GIVEN REQUEST:
Copy out the listing that follows exactly, dropping every picture.

DATA SHOWN:
********

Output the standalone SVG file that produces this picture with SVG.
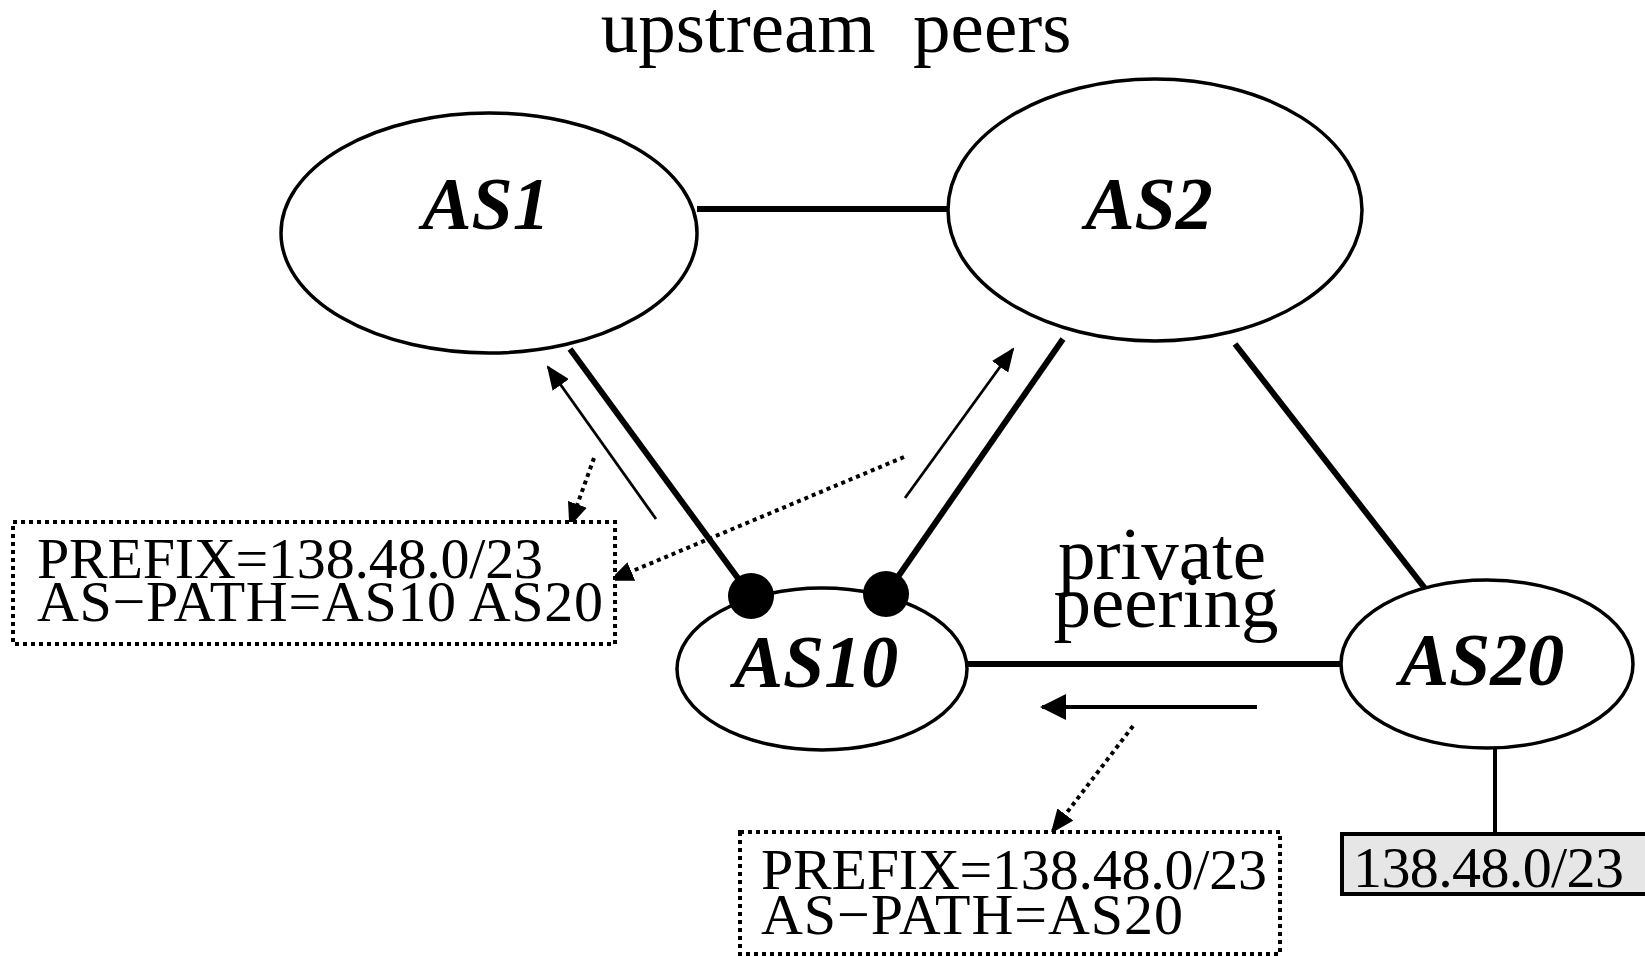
<svg xmlns="http://www.w3.org/2000/svg" width="1645" height="957" viewBox="0 0 1645 957">
  <style>
    .node { fill: #fff; stroke: #000; stroke-width: 3.5; }
    .as { font-family: "Liberation Serif", "Times New Roman", serif; font-weight: bold; font-style: italic; font-size: 74px; text-anchor: middle; fill: #000; }
    .lbl { font-family: "Liberation Serif", "Times New Roman", serif; font-size: 75px; fill: #000; }
    .info { font-family: "Liberation Serif", "Times New Roman", serif; font-size: 58px; fill: #000; }
    .link { stroke: #000; stroke-width: 6; fill: none; }
    .thin { stroke: #000; stroke-width: 2.8; fill: none; }
    .dot { stroke: #000; stroke-width: 4; stroke-dasharray: 4 4; fill: none; }
    .dotbox { fill: #fff; stroke: #000; stroke-width: 4; stroke-dasharray: 4 4; }
  </style>
  <defs>
    <marker id="ah" viewBox="0 0 24 20" refX="22" refY="10" markerWidth="24" markerHeight="20" markerUnits="userSpaceOnUse" orient="auto">
      <path d="M0,0 L24,10 L0,20 z" fill="#000"/>
    </marker>
    <marker id="ahBig" viewBox="0 0 26 26" refX="24" refY="13" markerWidth="26" markerHeight="26" markerUnits="userSpaceOnUse" orient="auto">
      <path d="M0,0 L26,13 L0,26 z" fill="#000"/>
    </marker>
  </defs>

  <rect width="1645" height="957" fill="#fff"/>

  <text class="lbl" x="836" y="52" text-anchor="middle" xml:space="preserve">upstream  peers</text>

  <!-- links between autonomous systems -->
  <g id="connectors">
    <line class="link" x1="697" y1="209" x2="947" y2="209"/>
    <line class="link" x1="570" y1="349" x2="751" y2="596"/>
    <line class="link" x1="1063" y1="339" x2="886" y2="594"/>
    <line class="link" x1="1235" y1="344" x2="1427" y2="591"/>
    <line class="link" x1="967" y1="664" x2="1341" y2="664"/>
    <line stroke="#000" stroke-width="4" x1="1495" y1="748" x2="1495" y2="834"/>

    <!-- announcement directions -->
    <line class="thin" x1="656" y1="519" x2="548" y2="367" marker-end="url(#ah)"/>
    <line class="thin" x1="905" y1="498" x2="1013" y2="349" marker-end="url(#ah)"/>
    <line stroke="#000" stroke-width="4" x1="1257" y1="707" x2="1042" y2="707" marker-end="url(#ahBig)"/>

    <!-- pointers to route contents -->
    <line class="dot" x1="594" y1="458" x2="570" y2="525" marker-end="url(#ah)"/>
    <line class="dot" x1="904" y1="457" x2="611" y2="580" marker-end="url(#ah)"/>
    <line class="dot" x1="1133" y1="726" x2="1052" y2="832" marker-end="url(#ah)"/>
  </g>

  <g id="as1">
    <ellipse class="node" cx="489" cy="233" rx="208" ry="120"/>
    <text class="as" x="486" y="229">AS1</text>
  </g>

  <g id="as2">
    <ellipse class="node" cx="1155" cy="210" rx="207" ry="131"/>
    <text class="as" x="1149" y="229">AS2</text>
  </g>

  <g id="as10">
    <ellipse class="node" cx="822" cy="669" rx="145" ry="81"/>
    <text class="as" x="816" y="687">AS10</text>
    <circle cx="751" cy="596" r="23" fill="#000"/>
    <circle cx="886" cy="594" r="23" fill="#000"/>
  </g>

  <g id="as20">
    <ellipse class="node" cx="1487" cy="664" rx="146" ry="84"/>
    <text class="as" x="1482" y="685">AS20</text>
  </g>

  <g id="peering-label">
    <text class="lbl" x="1162" y="579" text-anchor="middle">private</text>
    <text class="lbl" x="1166" y="627" text-anchor="middle">peering</text>
  </g>

  <g id="route-upstream">
    <rect class="dotbox" x="13" y="522" width="602" height="122"/>
    <text class="info" x="37" y="578" textLength="506" lengthAdjust="spacing">PREFIX=138.48.0/23</text>
    <text class="info" x="37" y="621" textLength="566" lengthAdjust="spacing">AS−PATH=AS10 AS20</text>
  </g>

  <g id="route-private">
    <rect class="dotbox" x="740" y="832" width="540" height="122"/>
    <text class="info" x="761" y="889" textLength="506" lengthAdjust="spacing">PREFIX=138.48.0/23</text>
    <text class="info" x="761" y="934" textLength="422" lengthAdjust="spacing">AS−PATH=AS20</text>
  </g>

  <g id="prefix">
    <rect x="1342" y="834" width="310" height="60" fill="#e6e6e6" stroke="#000" stroke-width="4"/>
    <text class="info" x="1353" y="887" textLength="271" lengthAdjust="spacing">138.48.0/23</text>
  </g>
</svg>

********

WRITTEN SOLUTION:
Output the standalone SVG file that produces this picture with SVG.
<svg xmlns="http://www.w3.org/2000/svg" width="1645" height="957" viewBox="0 0 1645 957">
  <style>
    .node { fill: #fff; stroke: #000; stroke-width: 3.5; }
    .as { font-family: "Liberation Serif", "Times New Roman", serif; font-weight: bold; font-style: italic; font-size: 74px; text-anchor: middle; fill: #000; }
    .lbl { font-family: "Liberation Serif", "Times New Roman", serif; font-size: 75px; fill: #000; }
    .info { font-family: "Liberation Serif", "Times New Roman", serif; font-size: 58px; fill: #000; }
    .link { stroke: #000; stroke-width: 6; fill: none; }
    .thin { stroke: #000; stroke-width: 2.8; fill: none; }
    .dot { stroke: #000; stroke-width: 4; stroke-dasharray: 4 4; fill: none; }
    .dotbox { fill: #fff; stroke: #000; stroke-width: 4; stroke-dasharray: 4 4; }
  </style>
  <defs>
    <marker id="ah" viewBox="0 0 24 20" refX="22" refY="10" markerWidth="24" markerHeight="20" markerUnits="userSpaceOnUse" orient="auto">
      <path d="M0,0 L24,10 L0,20 z" fill="#000"/>
    </marker>
    <marker id="ahBig" viewBox="0 0 26 26" refX="24" refY="13" markerWidth="26" markerHeight="26" markerUnits="userSpaceOnUse" orient="auto">
      <path d="M0,0 L26,13 L0,26 z" fill="#000"/>
    </marker>
  </defs>

  <rect width="1645" height="957" fill="#fff"/>

  <text class="lbl" x="836" y="52" text-anchor="middle" xml:space="preserve">upstream  peers</text>

  <!-- links between autonomous systems -->
  <g id="connectors">
    <line class="link" x1="697" y1="209" x2="947" y2="209"/>
    <line class="link" x1="570" y1="349" x2="751" y2="596"/>
    <line class="link" x1="1063" y1="339" x2="886" y2="594"/>
    <line class="link" x1="1235" y1="344" x2="1427" y2="591"/>
    <line class="link" x1="967" y1="664" x2="1341" y2="664"/>
    <line stroke="#000" stroke-width="4" x1="1495" y1="748" x2="1495" y2="834"/>

    <!-- announcement directions -->
    <line class="thin" x1="656" y1="519" x2="548" y2="367" marker-end="url(#ah)"/>
    <line class="thin" x1="905" y1="498" x2="1013" y2="349" marker-end="url(#ah)"/>
    <line stroke="#000" stroke-width="4" x1="1257" y1="707" x2="1042" y2="707" marker-end="url(#ahBig)"/>

    <!-- pointers to route contents -->
    <line class="dot" x1="594" y1="458" x2="570" y2="525" marker-end="url(#ah)"/>
    <line class="dot" x1="904" y1="457" x2="611" y2="580" marker-end="url(#ah)"/>
    <line class="dot" x1="1133" y1="726" x2="1052" y2="832" marker-end="url(#ah)"/>
  </g>

  <g id="as1">
    <ellipse class="node" cx="489" cy="233" rx="208" ry="120"/>
    <text class="as" x="486" y="229">AS1</text>
  </g>

  <g id="as2">
    <ellipse class="node" cx="1155" cy="210" rx="207" ry="131"/>
    <text class="as" x="1149" y="229">AS2</text>
  </g>

  <g id="as10">
    <ellipse class="node" cx="822" cy="669" rx="145" ry="81"/>
    <text class="as" x="816" y="687">AS10</text>
    <circle cx="751" cy="596" r="23" fill="#000"/>
    <circle cx="886" cy="594" r="23" fill="#000"/>
  </g>

  <g id="as20">
    <ellipse class="node" cx="1487" cy="664" rx="146" ry="84"/>
    <text class="as" x="1482" y="685">AS20</text>
  </g>

  <g id="peering-label">
    <text class="lbl" x="1162" y="579" text-anchor="middle">private</text>
    <text class="lbl" x="1166" y="627" text-anchor="middle">peering</text>
  </g>

  <g id="route-upstream">
    <rect class="dotbox" x="13" y="522" width="602" height="122"/>
    <text class="info" x="37" y="578" textLength="506" lengthAdjust="spacing">PREFIX=138.48.0/23</text>
    <text class="info" x="37" y="621" textLength="566" lengthAdjust="spacing">AS−PATH=AS10 AS20</text>
  </g>

  <g id="route-private">
    <rect class="dotbox" x="740" y="832" width="540" height="122"/>
    <text class="info" x="761" y="889" textLength="506" lengthAdjust="spacing">PREFIX=138.48.0/23</text>
    <text class="info" x="761" y="934" textLength="422" lengthAdjust="spacing">AS−PATH=AS20</text>
  </g>

  <g id="prefix">
    <rect x="1342" y="834" width="310" height="60" fill="#e6e6e6" stroke="#000" stroke-width="4"/>
    <text class="info" x="1353" y="887" textLength="271" lengthAdjust="spacing">138.48.0/23</text>
  </g>
</svg>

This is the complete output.